» **Work to do**:
Pull every line holding the string "Apache" from the records below.

» **Material for this task**:

┄┄┄┄┄┄┄┄┄┄┄┄┄┄┄┄┄┄┄┄

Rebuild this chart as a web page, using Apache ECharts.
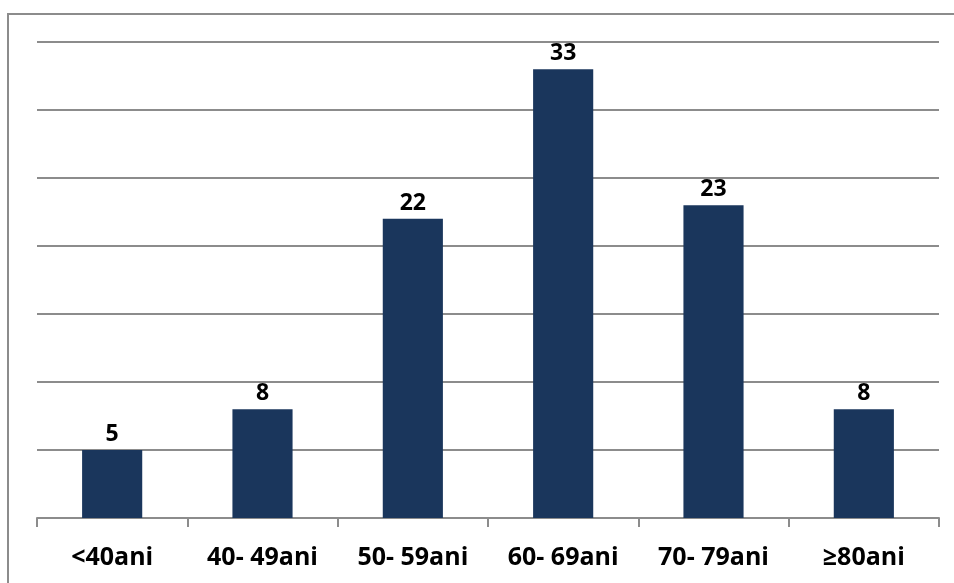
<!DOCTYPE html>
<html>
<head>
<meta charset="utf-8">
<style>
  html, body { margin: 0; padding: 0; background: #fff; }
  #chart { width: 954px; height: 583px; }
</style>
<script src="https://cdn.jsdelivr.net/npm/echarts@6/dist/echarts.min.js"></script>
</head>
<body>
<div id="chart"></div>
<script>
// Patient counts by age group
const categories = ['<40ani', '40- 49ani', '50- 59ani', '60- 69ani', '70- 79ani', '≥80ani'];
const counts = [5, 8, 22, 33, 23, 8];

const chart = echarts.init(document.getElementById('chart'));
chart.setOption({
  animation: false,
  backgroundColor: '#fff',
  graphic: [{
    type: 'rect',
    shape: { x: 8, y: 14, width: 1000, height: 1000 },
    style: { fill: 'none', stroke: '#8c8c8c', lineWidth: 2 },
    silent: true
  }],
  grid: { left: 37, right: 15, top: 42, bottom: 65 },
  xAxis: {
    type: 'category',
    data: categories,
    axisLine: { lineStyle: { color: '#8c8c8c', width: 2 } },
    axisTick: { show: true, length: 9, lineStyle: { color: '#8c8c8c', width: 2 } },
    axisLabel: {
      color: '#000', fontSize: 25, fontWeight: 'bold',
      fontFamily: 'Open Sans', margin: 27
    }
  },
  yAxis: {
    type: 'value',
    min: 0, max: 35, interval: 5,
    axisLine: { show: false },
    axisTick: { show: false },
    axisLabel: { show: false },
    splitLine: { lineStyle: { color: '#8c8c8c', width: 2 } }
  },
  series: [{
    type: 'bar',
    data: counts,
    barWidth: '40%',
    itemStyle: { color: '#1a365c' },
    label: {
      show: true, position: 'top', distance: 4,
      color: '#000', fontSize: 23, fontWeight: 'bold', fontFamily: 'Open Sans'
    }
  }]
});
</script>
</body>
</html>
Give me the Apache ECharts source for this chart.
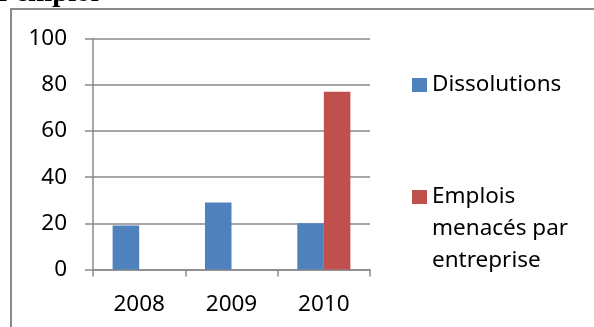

┄┄┄┄┄┄┄┄┄┄┄┄┄┄┄┄┄┄┄┄

» **Task solution**:
Rebuild this chart as a web page, using Apache ECharts.
Give me the Apache ECharts source for this chart.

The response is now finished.